The bill to allow secular celebrants to officiate at weddings in Oregon has advanced another important step. The House of Representatives passed HB 3483 by a 35-23 margin, sending it on to the state Senate for their consideration. CFI is very pleased, as they should be:
Today the Oregon House of Representatives passed a bill that would allow nonreligious Oregonians to have their marriages solemnized by a certified Secular Celebrant. The measure, championed by the secular humanist Center for Inquiry (CFI), passed with 35 votes.

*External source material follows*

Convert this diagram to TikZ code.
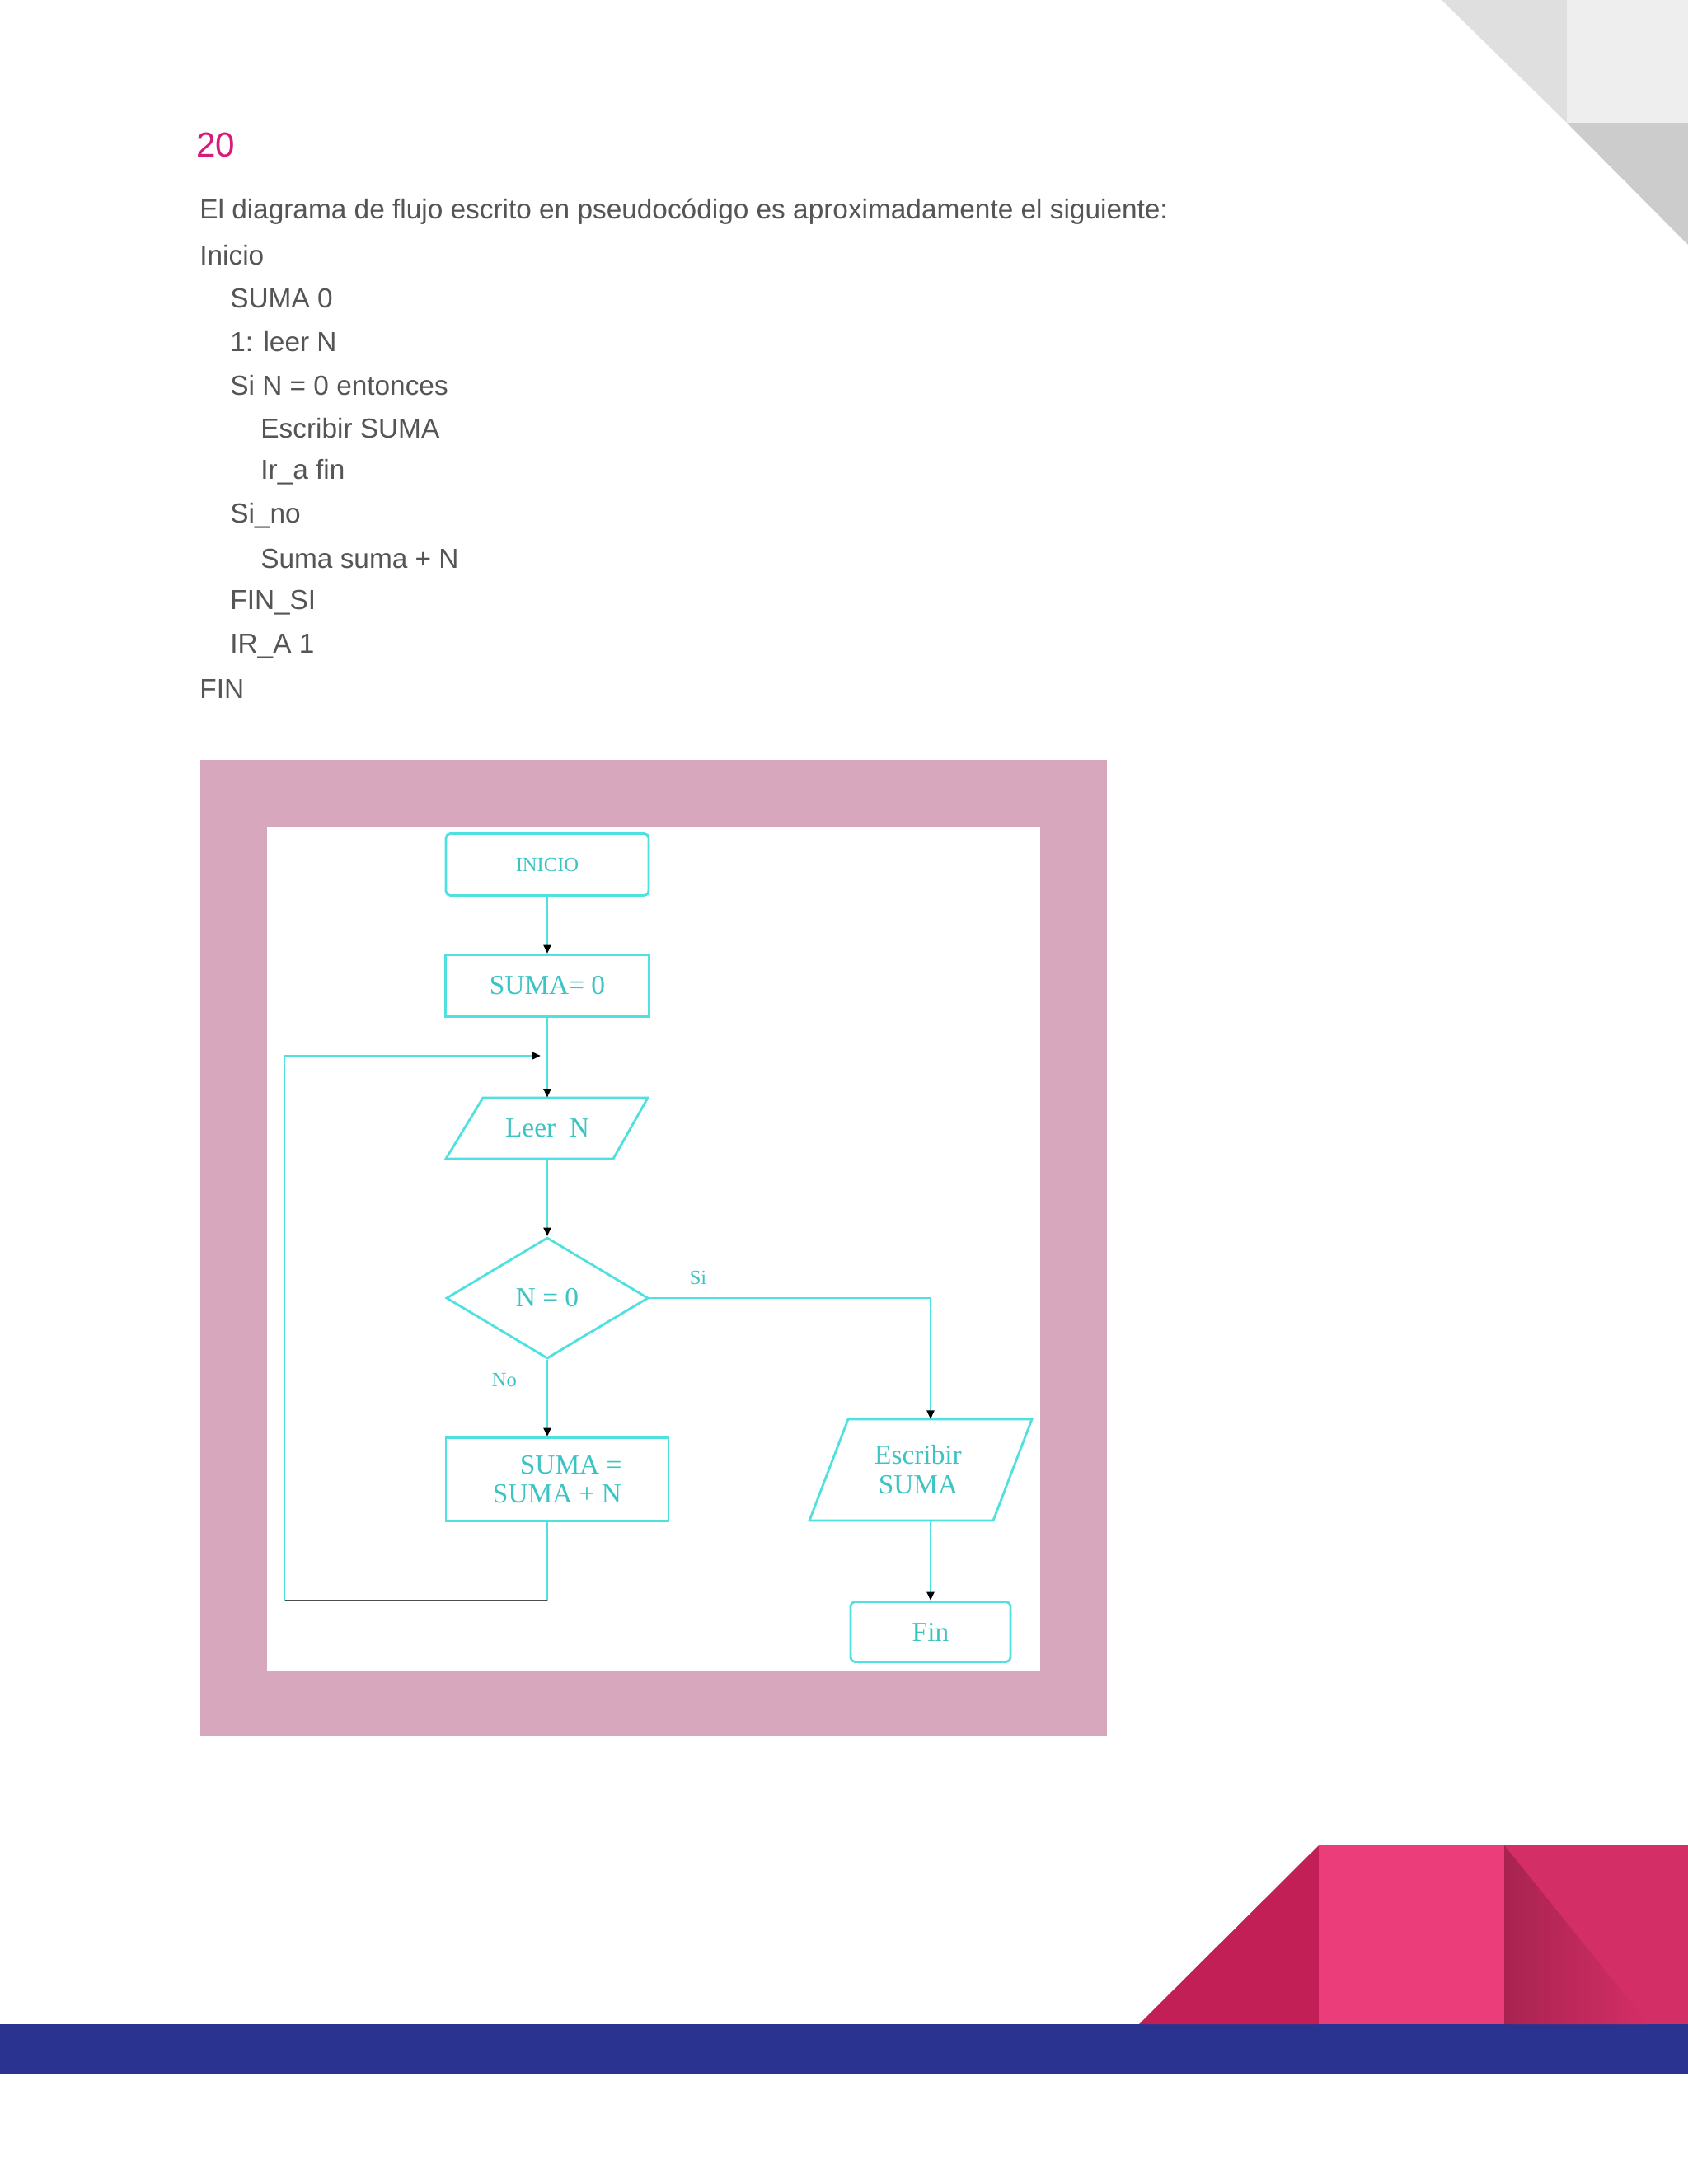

Introduced by Rep. Mitch Greenlick and supported by the Center for Inquiry, House Bill 3483 would add organizations “whose members subscribe to secular values, beliefs and practices” to the list of those currently authorized to officially solemnize marriages in the state. This would mean that nonreligious Oregonians, or anyone who does not wish to have their marriage officiated by clergy or a government functionary, will have the option of being married by a Secular Celebrant, such as those trained and certified by CFI.
“This is a real victory for Oregonians of all persuasions—whether religious or nonreligious—who believe in equal treatment under the law,” said Brian Harvey, executive director of CFI-Portland, a branch of the Center for Inquiry. “The people of Oregon who are living fulfilling, ethical lives without religion deserve the same rights as those who are religious. This includes the right to have their marriages solemnized by someone who shares their life stance. No one would deny a religious couple’s right to be married by a representative of their worldview, and we who hold dear the principles of science and reason ask for nothing more and nothing less.”
Added Harvey, “We trust that the Senate and governor will show the same wisdom exemplified today by these 35 legislators in the House, and make this bill the law of the land.”
If the Senate passes it, the governor is likely to sign it. We’re working on getting a similar bill here in Michigan, but we aren’t nearly so far along in the process.